__TASK__. Give again, word for word, the lines below that run from the line with "Write the Plotly code for this chart." through the line with "10.6, 9.35, 8.25, 7.25, 6.4]". Drop the pictures.

__INPUT FOR THIS TASK__.
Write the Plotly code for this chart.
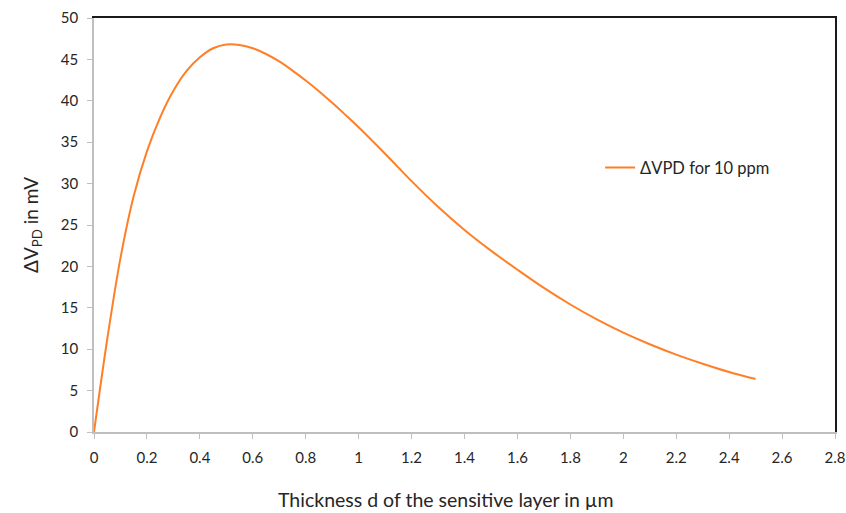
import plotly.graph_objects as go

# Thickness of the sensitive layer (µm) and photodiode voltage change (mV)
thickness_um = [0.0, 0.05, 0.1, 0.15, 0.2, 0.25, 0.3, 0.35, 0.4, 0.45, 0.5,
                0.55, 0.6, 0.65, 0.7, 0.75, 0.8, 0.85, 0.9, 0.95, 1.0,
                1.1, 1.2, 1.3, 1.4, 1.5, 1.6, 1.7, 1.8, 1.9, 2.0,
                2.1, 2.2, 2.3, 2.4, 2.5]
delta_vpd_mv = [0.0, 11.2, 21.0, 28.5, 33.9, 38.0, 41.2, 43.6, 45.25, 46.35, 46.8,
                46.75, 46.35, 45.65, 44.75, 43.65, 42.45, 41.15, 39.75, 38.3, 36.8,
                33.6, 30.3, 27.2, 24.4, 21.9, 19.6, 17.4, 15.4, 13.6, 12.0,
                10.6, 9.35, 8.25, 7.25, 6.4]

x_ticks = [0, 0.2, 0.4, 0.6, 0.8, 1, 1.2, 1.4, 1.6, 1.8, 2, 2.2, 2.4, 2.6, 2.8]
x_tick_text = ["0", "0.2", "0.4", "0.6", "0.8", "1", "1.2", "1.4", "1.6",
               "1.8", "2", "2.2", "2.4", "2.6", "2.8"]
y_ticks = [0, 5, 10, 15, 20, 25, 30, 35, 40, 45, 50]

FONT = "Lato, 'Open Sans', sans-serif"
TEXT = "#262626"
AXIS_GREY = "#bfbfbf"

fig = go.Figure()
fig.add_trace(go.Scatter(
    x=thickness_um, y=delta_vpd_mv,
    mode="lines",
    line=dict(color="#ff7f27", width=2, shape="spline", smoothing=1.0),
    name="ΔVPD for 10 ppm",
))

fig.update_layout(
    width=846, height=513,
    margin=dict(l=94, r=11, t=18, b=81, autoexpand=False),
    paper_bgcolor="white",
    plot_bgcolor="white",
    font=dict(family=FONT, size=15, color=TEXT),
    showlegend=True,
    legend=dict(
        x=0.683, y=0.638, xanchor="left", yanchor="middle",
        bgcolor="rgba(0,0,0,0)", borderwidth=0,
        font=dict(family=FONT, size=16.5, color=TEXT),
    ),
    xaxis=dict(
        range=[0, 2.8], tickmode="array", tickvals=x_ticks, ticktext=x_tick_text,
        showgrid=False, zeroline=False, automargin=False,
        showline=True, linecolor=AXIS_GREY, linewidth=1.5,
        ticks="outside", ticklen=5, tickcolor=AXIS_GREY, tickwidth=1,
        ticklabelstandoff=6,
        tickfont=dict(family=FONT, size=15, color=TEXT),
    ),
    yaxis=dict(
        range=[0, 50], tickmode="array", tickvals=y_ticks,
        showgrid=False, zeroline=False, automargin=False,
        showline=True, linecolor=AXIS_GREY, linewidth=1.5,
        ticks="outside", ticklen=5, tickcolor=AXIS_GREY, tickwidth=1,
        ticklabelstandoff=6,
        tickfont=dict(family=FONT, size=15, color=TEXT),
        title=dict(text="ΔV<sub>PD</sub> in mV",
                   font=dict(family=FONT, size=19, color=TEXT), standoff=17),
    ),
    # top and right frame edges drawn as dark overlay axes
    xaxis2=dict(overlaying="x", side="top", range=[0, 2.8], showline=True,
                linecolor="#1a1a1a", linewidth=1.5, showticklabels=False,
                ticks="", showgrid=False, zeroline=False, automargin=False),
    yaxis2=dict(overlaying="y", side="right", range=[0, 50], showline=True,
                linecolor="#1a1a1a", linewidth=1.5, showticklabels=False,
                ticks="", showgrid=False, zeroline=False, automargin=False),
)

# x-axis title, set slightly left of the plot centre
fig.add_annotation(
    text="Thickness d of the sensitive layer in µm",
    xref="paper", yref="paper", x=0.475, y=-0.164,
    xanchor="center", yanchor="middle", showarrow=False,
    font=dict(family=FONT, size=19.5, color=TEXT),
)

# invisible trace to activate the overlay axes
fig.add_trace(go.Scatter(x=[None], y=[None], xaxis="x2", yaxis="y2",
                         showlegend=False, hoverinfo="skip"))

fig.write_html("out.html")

==

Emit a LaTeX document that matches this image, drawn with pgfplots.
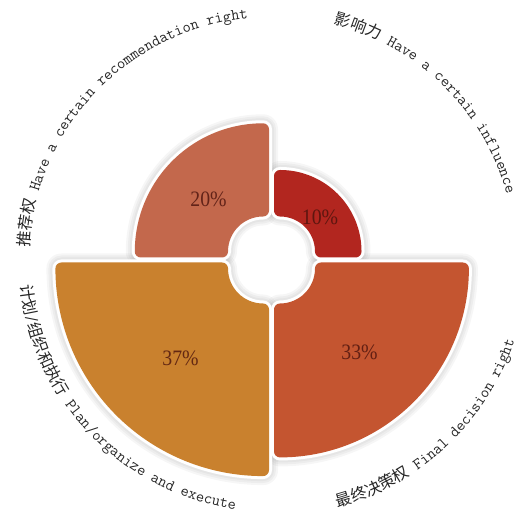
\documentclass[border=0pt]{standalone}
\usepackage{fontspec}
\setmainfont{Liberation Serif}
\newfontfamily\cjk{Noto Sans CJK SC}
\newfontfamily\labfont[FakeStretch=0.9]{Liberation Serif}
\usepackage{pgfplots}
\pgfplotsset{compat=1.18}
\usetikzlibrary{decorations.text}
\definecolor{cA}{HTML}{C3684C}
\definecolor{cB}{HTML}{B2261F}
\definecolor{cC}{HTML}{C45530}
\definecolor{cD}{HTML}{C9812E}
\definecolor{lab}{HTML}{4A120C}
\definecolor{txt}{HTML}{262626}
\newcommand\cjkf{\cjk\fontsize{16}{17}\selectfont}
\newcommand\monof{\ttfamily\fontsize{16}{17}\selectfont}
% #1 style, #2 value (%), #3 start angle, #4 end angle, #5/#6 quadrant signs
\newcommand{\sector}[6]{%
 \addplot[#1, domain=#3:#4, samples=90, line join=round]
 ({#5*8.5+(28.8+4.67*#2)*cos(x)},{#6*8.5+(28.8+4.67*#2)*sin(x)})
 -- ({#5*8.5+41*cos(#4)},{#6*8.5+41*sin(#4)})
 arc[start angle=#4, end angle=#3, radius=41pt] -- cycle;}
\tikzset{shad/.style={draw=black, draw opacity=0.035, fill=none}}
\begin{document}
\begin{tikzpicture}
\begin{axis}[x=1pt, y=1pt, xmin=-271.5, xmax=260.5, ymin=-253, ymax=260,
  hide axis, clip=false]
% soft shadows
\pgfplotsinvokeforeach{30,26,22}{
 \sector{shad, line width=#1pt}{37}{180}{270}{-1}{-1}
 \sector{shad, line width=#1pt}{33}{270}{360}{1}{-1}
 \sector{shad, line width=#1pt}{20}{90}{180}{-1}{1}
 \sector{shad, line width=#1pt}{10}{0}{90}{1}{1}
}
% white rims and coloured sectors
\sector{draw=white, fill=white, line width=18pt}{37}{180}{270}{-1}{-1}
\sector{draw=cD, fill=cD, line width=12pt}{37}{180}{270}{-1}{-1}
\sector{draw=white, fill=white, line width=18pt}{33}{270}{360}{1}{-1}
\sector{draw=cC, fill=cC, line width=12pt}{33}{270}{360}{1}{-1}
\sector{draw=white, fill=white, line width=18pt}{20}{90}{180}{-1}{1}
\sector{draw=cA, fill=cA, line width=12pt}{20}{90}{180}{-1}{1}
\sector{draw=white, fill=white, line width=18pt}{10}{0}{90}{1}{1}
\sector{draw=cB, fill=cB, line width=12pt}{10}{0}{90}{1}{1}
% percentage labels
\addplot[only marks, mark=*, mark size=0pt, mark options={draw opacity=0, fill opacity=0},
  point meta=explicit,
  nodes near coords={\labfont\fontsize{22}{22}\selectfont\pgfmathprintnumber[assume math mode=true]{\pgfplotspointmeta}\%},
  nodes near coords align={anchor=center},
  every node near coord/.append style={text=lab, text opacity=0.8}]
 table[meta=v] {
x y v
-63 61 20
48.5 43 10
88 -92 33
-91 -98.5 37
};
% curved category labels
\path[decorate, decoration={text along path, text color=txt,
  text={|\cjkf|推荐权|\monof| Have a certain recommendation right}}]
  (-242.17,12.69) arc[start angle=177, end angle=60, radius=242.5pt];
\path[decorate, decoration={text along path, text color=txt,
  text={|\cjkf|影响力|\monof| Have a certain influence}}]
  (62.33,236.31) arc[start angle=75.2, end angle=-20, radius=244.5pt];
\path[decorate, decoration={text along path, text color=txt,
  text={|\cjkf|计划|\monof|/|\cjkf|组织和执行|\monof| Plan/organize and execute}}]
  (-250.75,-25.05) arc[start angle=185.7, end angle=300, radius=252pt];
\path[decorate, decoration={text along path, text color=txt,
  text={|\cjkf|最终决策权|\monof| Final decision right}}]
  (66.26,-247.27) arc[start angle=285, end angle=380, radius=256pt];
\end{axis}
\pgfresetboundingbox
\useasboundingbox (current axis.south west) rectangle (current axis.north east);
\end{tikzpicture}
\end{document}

__SOLUTION__.
Write the Plotly code for this chart.
import plotly.graph_objects as go

# Thickness of the sensitive layer (µm) and photodiode voltage change (mV)
thickness_um = [0.0, 0.05, 0.1, 0.15, 0.2, 0.25, 0.3, 0.35, 0.4, 0.45, 0.5,
                0.55, 0.6, 0.65, 0.7, 0.75, 0.8, 0.85, 0.9, 0.95, 1.0,
                1.1, 1.2, 1.3, 1.4, 1.5, 1.6, 1.7, 1.8, 1.9, 2.0,
                2.1, 2.2, 2.3, 2.4, 2.5]
delta_vpd_mv = [0.0, 11.2, 21.0, 28.5, 33.9, 38.0, 41.2, 43.6, 45.25, 46.35, 46.8,
                46.75, 46.35, 45.65, 44.75, 43.65, 42.45, 41.15, 39.75, 38.3, 36.8,
                33.6, 30.3, 27.2, 24.4, 21.9, 19.6, 17.4, 15.4, 13.6, 12.0,
                10.6, 9.35, 8.25, 7.25, 6.4]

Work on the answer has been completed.